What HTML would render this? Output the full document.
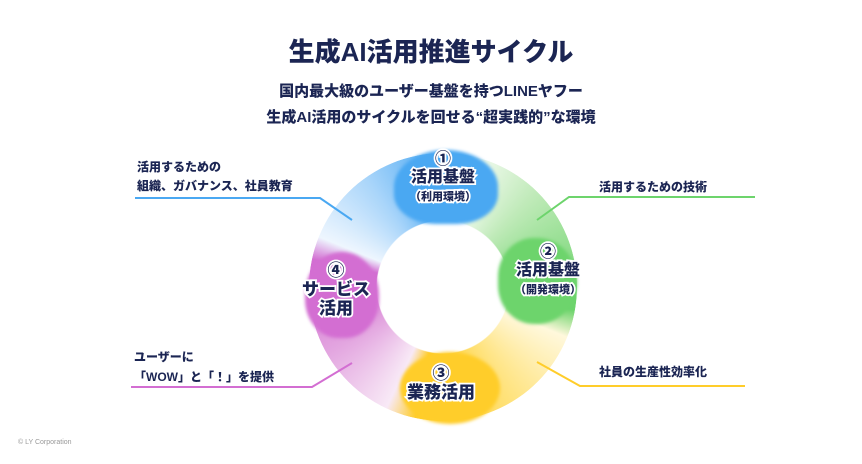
<!DOCTYPE html>
<html><head><meta charset="utf-8"><style>
*{margin:0;padding:0}
body{width:862px;height:464px;background:#fff;position:relative;overflow:hidden;font-family:"Liberation Sans","Noto Sans CJK JP",sans-serif;color:#1b2553}
.ring{position:absolute;left:309px;top:153px;width:268px;height:268px;border-radius:50%;
background:conic-gradient(from 0deg,#4aa8f2 0deg,#4aa8f2 8deg,#f4fbf2 14deg,#bfeab8 45deg,#6dd46c 95deg,#6dd46c 100deg,#fff8dc 112deg,#ffe27a 150deg,#ffcd2a 185deg,#ffcd2a 192deg,#f8e9f6 205deg,#e3a6e0 240deg,#d36ed2 275deg,#d36ed2 282deg,#eef6fe 292deg,#a9d5fa 325deg,#4aa8f2 360deg);
-webkit-mask:radial-gradient(circle,transparent 66px,#000 67px);mask:radial-gradient(circle,transparent 66px,#000 67px)}
.blob{position:absolute;border-radius:50%;filter:blur(1.5px)}
.t{position:absolute;font-weight:900;white-space:nowrap}
.lab{position:absolute;font-weight:900;text-align:center;color:#1b2553;-webkit-text-stroke:3.5px #fff;paint-order:stroke fill;white-space:nowrap;line-height:1.12}
</style></head><body>
<div class="ring"></div>
<div class="blob" style="left:394px;top:150px;width:104px;height:74px;background:#4aa8f2;border-radius:50% 50% 40% 40%"></div>
<div class="blob" style="left:498px;top:238px;width:79px;height:86px;background:#6dd46c;border-radius:45% 50% 50% 45%"></div>
<div class="blob" style="left:400px;top:352px;width:100px;height:72px;background:#ffcd2a;border-radius:50%"></div>
<div class="blob" style="left:305px;top:252px;width:74px;height:86px;background:#d36ed2;border-radius:50% 50% 45% 45%"></div>
<svg width="862" height="464" style="position:absolute;left:0;top:0" fill="none" stroke-width="2">
<polyline points="135,198 320,198 352,220" stroke="#4aa8f2"/>
<polyline points="131,387 312,387 352,363" stroke="#d36ed2"/>
<polyline points="755,197 569,197 537,220" stroke="#6dd46c"/>
<polyline points="745,386 580,386 537,362" stroke="#ffcd2a"/>
</svg>
<div class="t" style="left:0;width:862px;text-align:center;top:32px;font-size:26px">生成AI活用推進サイクル</div>
<div class="t" style="left:0;width:862px;text-align:center;top:80px;font-size:15px">国内最大級のユーザー基盤を持つLINEヤフー</div>
<div class="t" style="left:0;width:862px;text-align:center;top:106px;font-size:15px">生成AI活用のサイクルを回せる“超実践的”な環境</div>
<div class="t" style="left:137px;top:158px;font-size:12px;line-height:19px">活用するための<br>組織、ガバナンス、社員教育</div>
<div class="t" style="left:599px;top:178px;font-size:12px">活用するための技術</div>
<div class="t" style="left:134px;top:347px;font-size:12px;line-height:20px">ユーザーに<br>「WOW」と「！」を提供</div>
<div class="t" style="left:599px;top:363px;font-size:12px">社員の生産性効率化</div>
<div class="lab" style="left:393px;width:100px;top:151px;font-size:16px">①<br>活用基盤<br><span style="font-size:11px">（利用環境）</span></div>
<div class="lab" style="left:496px;width:104px;top:244px;font-size:16px">②<br>活用基盤<br><span style="font-size:11px">（開発環境）</span></div>
<div class="lab" style="left:388px;width:106px;top:364px;font-size:17px">③<br>業務活用</div>
<div class="lab" style="left:290px;width:92px;top:261px;font-size:17px">④<br>サービス<br>活用</div>
<div class="t" style="left:18px;top:439px;font-size:7px;color:#999;font-weight:normal">© LY Corporation</div>
</body></html>
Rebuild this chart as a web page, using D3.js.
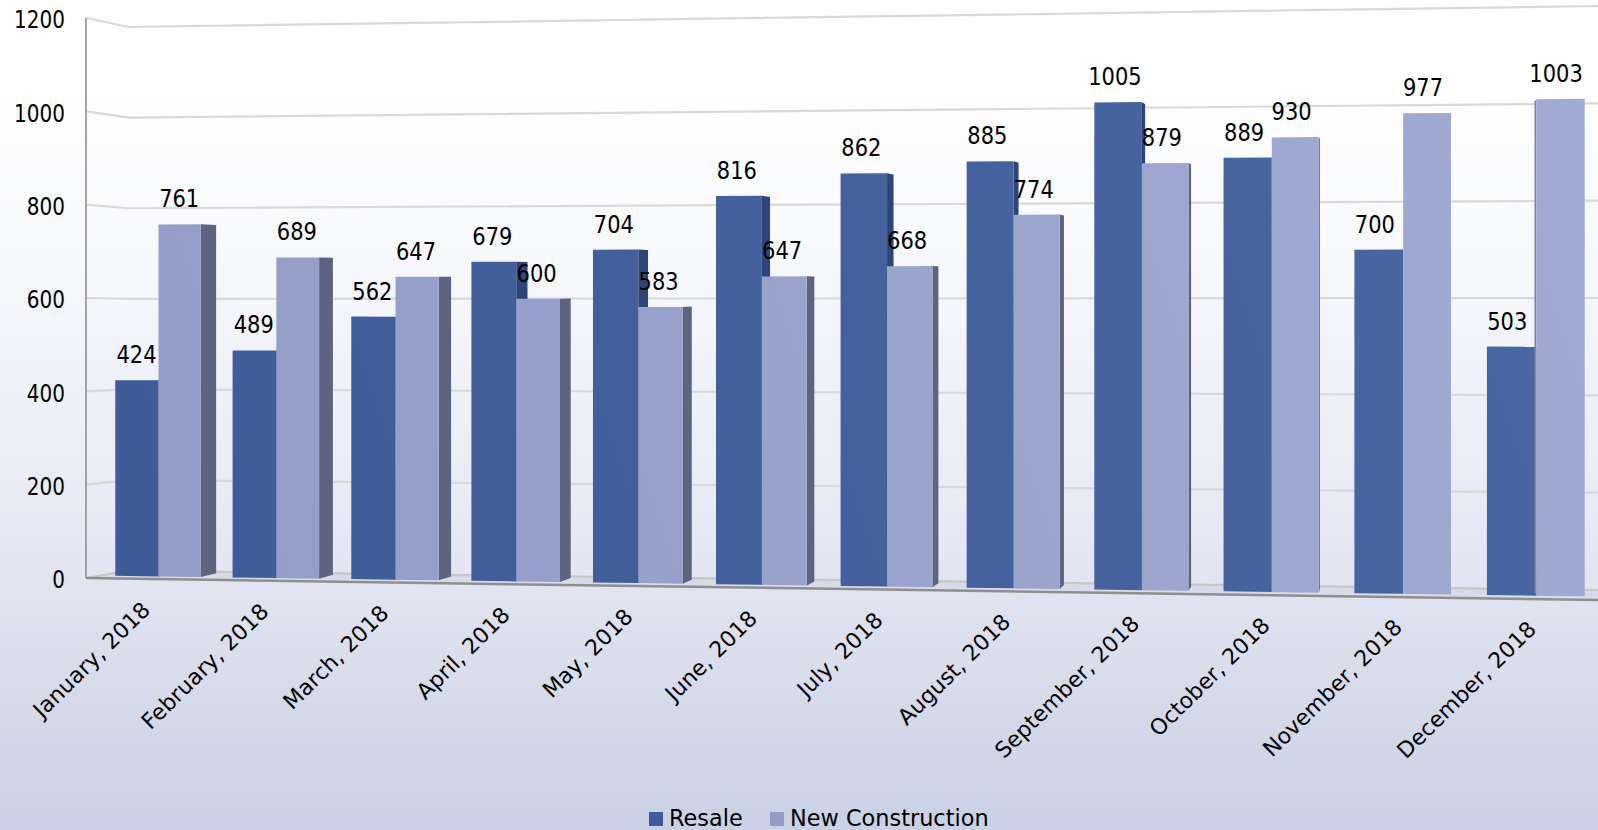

EXERCISE TASK:
Omit the pictures and output all of the other material exactly.

REPLY TO THE EXERCISE:
What HTML would render this? Output the full document.
<!DOCTYPE html>
<html><head><meta charset="utf-8"><style>
*{margin:0;padding:0}
body{width:862px;height:464px;background:#fff;position:relative;overflow:hidden;font-family:"Liberation Sans","Noto Sans CJK JP",sans-serif;color:#1b2553}
.ring{position:absolute;left:309px;top:153px;width:268px;height:268px;border-radius:50%;
background:conic-gradient(from 0deg,#4aa8f2 0deg,#4aa8f2 8deg,#f4fbf2 14deg,#bfeab8 45deg,#6dd46c 95deg,#6dd46c 100deg,#fff8dc 112deg,#ffe27a 150deg,#ffcd2a 185deg,#ffcd2a 192deg,#f8e9f6 205deg,#e3a6e0 240deg,#d36ed2 275deg,#d36ed2 282deg,#eef6fe 292deg,#a9d5fa 325deg,#4aa8f2 360deg);
-webkit-mask:radial-gradient(circle,transparent 66px,#000 67px);mask:radial-gradient(circle,transparent 66px,#000 67px)}
.blob{position:absolute;border-radius:50%;filter:blur(1.5px)}
.t{position:absolute;font-weight:900;white-space:nowrap}
.lab{position:absolute;font-weight:900;text-align:center;color:#1b2553;-webkit-text-stroke:3.5px #fff;paint-order:stroke fill;white-space:nowrap;line-height:1.12}
</style></head><body>
<div class="ring"></div>
<div class="blob" style="left:394px;top:150px;width:104px;height:74px;background:#4aa8f2;border-radius:50% 50% 40% 40%"></div>
<div class="blob" style="left:498px;top:238px;width:79px;height:86px;background:#6dd46c;border-radius:45% 50% 50% 45%"></div>
<div class="blob" style="left:400px;top:352px;width:100px;height:72px;background:#ffcd2a;border-radius:50%"></div>
<div class="blob" style="left:305px;top:252px;width:74px;height:86px;background:#d36ed2;border-radius:50% 50% 45% 45%"></div>
<svg width="862" height="464" style="position:absolute;left:0;top:0" fill="none" stroke-width="2">
<polyline points="135,198 320,198 352,220" stroke="#4aa8f2"/>
<polyline points="131,387 312,387 352,363" stroke="#d36ed2"/>
<polyline points="755,197 569,197 537,220" stroke="#6dd46c"/>
<polyline points="745,386 580,386 537,362" stroke="#ffcd2a"/>
</svg>
<div class="t" style="left:0;width:862px;text-align:center;top:32px;font-size:26px">生成AI活用推進サイクル</div>
<div class="t" style="left:0;width:862px;text-align:center;top:80px;font-size:15px">国内最大級のユーザー基盤を持つLINEヤフー</div>
<div class="t" style="left:0;width:862px;text-align:center;top:106px;font-size:15px">生成AI活用のサイクルを回せる“超実践的”な環境</div>
<div class="t" style="left:137px;top:158px;font-size:12px;line-height:19px">活用するための<br>組織、ガバナンス、社員教育</div>
<div class="t" style="left:599px;top:178px;font-size:12px">活用するための技術</div>
<div class="t" style="left:134px;top:347px;font-size:12px;line-height:20px">ユーザーに<br>「WOW」と「！」を提供</div>
<div class="t" style="left:599px;top:363px;font-size:12px">社員の生産性効率化</div>
<div class="lab" style="left:393px;width:100px;top:151px;font-size:16px">①<br>活用基盤<br><span style="font-size:11px">（利用環境）</span></div>
<div class="lab" style="left:496px;width:104px;top:244px;font-size:16px">②<br>活用基盤<br><span style="font-size:11px">（開発環境）</span></div>
<div class="lab" style="left:388px;width:106px;top:364px;font-size:17px">③<br>業務活用</div>
<div class="lab" style="left:290px;width:92px;top:261px;font-size:17px">④<br>サービス<br>活用</div>
<div class="t" style="left:18px;top:439px;font-size:7px;color:#999;font-weight:normal">© LY Corporation</div>
</body></html>
Rebuild this chart as a web page, using D3.js.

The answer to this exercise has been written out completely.